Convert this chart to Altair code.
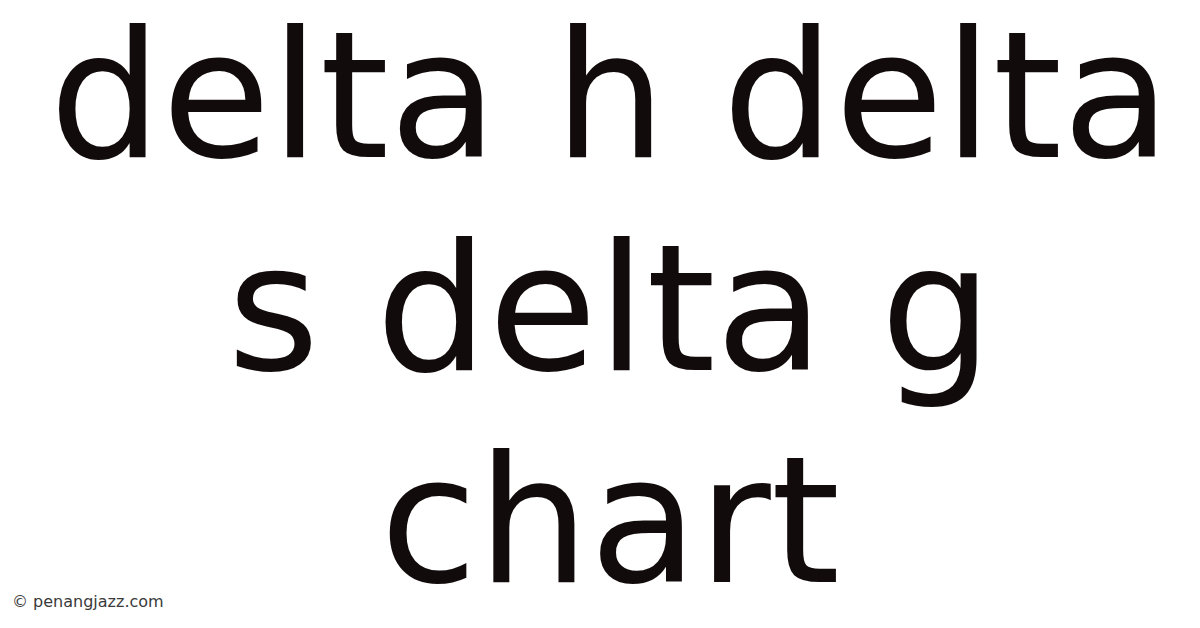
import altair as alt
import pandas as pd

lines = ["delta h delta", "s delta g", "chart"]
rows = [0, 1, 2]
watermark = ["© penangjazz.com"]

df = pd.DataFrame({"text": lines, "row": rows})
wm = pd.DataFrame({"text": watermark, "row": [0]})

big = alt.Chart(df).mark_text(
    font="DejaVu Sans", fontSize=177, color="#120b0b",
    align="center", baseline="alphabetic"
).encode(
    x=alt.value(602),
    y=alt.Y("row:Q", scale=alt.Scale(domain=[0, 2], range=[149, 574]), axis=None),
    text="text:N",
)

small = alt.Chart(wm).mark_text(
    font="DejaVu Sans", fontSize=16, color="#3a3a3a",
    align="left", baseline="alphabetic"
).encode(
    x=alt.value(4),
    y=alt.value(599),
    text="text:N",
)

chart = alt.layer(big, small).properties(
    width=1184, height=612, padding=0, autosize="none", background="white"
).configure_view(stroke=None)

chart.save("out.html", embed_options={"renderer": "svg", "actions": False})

Instruction:
Repeat the lines above exactly, and keep every picture out.

Reply to the task:
Convert this chart to Altair code.
import altair as alt
import pandas as pd

lines = ["delta h delta", "s delta g", "chart"]
rows = [0, 1, 2]
watermark = ["© penangjazz.com"]

df = pd.DataFrame({"text": lines, "row": rows})
wm = pd.DataFrame({"text": watermark, "row": [0]})

big = alt.Chart(df).mark_text(
    font="DejaVu Sans", fontSize=177, color="#120b0b",
    align="center", baseline="alphabetic"
).encode(
    x=alt.value(602),
    y=alt.Y("row:Q", scale=alt.Scale(domain=[0, 2], range=[149, 574]), axis=None),
    text="text:N",
)

small = alt.Chart(wm).mark_text(
    font="DejaVu Sans", fontSize=16, color="#3a3a3a",
    align="left", baseline="alphabetic"
).encode(
    x=alt.value(4),
    y=alt.value(599),
    text="text:N",
)

chart = alt.layer(big, small).properties(
    width=1184, height=612, padding=0, autosize="none", background="white"
).configure_view(stroke=None)

chart.save("out.html", embed_options={"renderer": "svg", "actions": False})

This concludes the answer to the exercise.